» **Request**: Copy out each line of the data that holds the word "this".
▶
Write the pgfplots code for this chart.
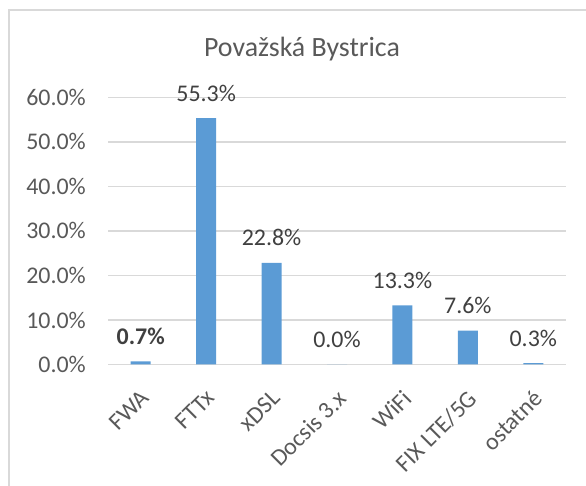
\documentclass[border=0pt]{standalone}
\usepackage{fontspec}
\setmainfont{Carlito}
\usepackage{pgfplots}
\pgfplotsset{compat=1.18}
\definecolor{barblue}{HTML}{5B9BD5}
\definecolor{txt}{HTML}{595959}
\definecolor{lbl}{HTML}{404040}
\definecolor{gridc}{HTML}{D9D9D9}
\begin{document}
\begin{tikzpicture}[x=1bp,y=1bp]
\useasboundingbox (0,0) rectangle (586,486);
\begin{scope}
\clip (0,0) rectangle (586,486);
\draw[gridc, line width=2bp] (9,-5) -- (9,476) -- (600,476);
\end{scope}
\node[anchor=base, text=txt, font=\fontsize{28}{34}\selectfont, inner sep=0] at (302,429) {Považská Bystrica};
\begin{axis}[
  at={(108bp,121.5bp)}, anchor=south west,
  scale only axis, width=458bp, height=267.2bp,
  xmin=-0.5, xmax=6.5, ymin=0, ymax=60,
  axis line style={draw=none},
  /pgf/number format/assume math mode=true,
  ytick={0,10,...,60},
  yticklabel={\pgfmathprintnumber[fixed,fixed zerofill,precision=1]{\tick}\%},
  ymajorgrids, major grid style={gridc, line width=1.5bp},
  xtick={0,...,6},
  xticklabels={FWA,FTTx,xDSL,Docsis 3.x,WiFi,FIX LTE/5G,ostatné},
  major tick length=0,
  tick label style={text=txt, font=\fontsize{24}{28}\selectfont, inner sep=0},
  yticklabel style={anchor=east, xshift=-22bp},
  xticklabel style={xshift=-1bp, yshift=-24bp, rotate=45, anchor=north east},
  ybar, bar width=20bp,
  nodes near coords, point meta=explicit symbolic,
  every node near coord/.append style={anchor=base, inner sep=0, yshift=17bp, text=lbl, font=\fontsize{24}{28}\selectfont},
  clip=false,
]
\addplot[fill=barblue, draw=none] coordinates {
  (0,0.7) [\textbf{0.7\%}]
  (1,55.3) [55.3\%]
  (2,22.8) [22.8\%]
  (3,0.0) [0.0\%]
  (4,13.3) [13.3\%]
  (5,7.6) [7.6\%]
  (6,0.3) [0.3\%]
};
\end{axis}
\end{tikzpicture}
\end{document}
◀
▶
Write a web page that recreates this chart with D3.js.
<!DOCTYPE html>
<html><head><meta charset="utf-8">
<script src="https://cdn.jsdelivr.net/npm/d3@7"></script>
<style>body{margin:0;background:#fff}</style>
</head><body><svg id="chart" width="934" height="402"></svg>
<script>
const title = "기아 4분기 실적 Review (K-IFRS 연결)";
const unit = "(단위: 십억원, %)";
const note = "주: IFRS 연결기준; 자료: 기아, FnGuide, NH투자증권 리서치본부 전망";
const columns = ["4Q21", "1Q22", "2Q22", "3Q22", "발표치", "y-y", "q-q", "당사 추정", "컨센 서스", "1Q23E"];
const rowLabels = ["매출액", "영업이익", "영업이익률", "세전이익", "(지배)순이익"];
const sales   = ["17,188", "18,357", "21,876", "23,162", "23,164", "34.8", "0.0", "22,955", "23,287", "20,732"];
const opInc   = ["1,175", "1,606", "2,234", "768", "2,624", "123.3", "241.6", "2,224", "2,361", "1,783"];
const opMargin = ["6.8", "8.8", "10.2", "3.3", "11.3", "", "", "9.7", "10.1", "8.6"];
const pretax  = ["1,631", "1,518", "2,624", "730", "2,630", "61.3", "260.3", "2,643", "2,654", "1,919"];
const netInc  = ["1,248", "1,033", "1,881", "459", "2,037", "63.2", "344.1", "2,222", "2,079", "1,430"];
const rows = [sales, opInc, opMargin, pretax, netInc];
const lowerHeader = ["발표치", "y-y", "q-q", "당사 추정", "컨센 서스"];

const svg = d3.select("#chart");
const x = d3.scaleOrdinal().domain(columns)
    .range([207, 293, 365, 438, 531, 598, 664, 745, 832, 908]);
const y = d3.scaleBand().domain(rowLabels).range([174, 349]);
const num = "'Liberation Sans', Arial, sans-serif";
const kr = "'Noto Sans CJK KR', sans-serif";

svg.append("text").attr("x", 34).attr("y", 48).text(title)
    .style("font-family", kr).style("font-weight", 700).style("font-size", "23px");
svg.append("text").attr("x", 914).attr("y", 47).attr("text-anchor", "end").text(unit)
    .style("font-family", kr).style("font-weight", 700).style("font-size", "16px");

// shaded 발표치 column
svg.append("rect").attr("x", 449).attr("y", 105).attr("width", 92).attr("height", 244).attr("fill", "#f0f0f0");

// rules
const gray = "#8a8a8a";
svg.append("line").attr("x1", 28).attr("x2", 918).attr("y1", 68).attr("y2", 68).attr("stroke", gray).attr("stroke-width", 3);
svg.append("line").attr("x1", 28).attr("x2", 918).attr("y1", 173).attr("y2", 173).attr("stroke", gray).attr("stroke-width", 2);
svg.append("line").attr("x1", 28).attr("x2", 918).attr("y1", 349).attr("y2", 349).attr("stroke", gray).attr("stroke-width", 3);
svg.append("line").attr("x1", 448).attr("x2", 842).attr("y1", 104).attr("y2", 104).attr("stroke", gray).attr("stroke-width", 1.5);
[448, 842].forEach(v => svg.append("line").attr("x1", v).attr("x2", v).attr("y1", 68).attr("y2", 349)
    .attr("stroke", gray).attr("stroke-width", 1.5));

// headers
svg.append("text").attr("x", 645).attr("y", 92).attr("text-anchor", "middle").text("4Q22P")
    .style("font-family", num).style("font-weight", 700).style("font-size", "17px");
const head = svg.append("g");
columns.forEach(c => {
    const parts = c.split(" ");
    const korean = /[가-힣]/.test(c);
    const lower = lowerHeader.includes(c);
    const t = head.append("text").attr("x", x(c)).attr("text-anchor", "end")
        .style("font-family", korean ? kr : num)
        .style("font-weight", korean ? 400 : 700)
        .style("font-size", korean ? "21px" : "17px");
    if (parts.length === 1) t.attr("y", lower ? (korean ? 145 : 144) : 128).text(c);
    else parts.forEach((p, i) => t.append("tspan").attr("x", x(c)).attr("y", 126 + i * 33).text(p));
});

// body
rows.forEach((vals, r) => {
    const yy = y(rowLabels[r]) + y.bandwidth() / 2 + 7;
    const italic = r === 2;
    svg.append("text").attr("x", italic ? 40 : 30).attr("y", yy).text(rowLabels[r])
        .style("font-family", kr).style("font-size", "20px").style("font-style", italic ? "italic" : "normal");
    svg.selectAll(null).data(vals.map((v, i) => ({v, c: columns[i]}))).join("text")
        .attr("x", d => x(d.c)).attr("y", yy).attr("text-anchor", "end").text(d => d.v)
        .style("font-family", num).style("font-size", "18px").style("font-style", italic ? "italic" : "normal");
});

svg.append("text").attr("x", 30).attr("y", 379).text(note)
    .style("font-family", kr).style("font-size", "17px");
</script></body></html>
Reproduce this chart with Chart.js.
◀
▶
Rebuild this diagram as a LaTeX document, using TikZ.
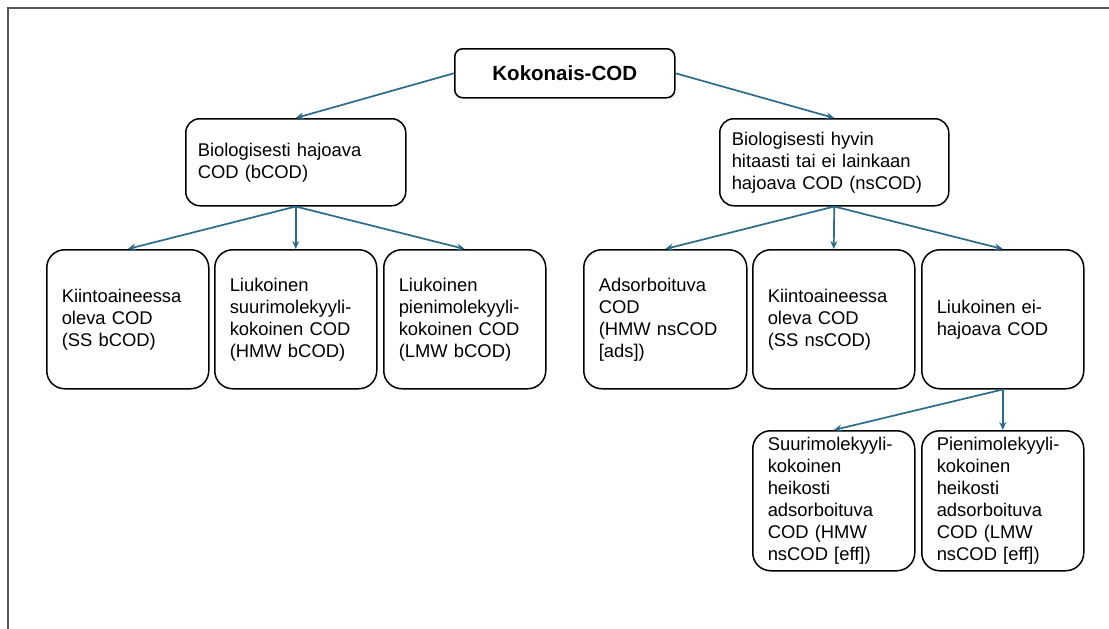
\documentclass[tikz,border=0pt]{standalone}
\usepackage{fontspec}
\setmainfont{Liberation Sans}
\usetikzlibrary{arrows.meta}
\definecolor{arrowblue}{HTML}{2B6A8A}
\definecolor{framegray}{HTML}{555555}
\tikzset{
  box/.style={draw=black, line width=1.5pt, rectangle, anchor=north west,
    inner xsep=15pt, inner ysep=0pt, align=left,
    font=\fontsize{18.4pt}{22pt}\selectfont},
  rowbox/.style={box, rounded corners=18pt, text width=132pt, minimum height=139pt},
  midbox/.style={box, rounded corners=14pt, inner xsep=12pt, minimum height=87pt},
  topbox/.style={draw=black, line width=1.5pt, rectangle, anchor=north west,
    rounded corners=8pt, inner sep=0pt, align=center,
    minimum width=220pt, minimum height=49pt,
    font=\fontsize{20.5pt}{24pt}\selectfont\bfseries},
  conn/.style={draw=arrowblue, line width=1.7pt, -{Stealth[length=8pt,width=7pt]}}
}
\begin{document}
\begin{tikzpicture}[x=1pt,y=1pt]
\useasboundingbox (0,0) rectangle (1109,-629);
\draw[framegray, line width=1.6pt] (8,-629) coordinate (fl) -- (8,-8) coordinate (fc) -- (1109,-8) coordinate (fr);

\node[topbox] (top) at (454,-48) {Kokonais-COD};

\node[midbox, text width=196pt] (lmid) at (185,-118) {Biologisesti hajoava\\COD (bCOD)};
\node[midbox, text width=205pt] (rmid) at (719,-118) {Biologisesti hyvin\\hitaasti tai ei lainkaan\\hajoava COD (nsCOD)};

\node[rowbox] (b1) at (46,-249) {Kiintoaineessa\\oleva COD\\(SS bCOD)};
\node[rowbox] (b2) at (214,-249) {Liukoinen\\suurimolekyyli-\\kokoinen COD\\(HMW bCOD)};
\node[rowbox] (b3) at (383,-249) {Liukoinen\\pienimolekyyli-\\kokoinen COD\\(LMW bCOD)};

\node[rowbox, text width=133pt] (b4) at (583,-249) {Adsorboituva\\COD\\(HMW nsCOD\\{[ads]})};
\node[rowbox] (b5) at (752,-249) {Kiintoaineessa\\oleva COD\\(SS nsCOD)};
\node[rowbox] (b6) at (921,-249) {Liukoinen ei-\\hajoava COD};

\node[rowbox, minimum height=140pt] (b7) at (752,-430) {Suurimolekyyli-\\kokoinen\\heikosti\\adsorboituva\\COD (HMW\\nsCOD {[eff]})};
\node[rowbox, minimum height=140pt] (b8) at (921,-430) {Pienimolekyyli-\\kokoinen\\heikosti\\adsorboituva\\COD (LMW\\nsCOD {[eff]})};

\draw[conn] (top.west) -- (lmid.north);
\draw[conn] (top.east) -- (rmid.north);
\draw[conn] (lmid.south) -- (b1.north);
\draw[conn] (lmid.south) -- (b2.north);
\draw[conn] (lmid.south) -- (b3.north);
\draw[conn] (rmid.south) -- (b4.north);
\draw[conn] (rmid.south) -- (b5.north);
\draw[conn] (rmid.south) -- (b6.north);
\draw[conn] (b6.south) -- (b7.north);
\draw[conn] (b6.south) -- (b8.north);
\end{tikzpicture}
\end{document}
◀
» **Response to the exercise**:
Write the pgfplots code for this chart.
Write a web page that recreates this chart with D3.js.
Reproduce this chart with Chart.js.
Rebuild this diagram as a LaTeX document, using TikZ.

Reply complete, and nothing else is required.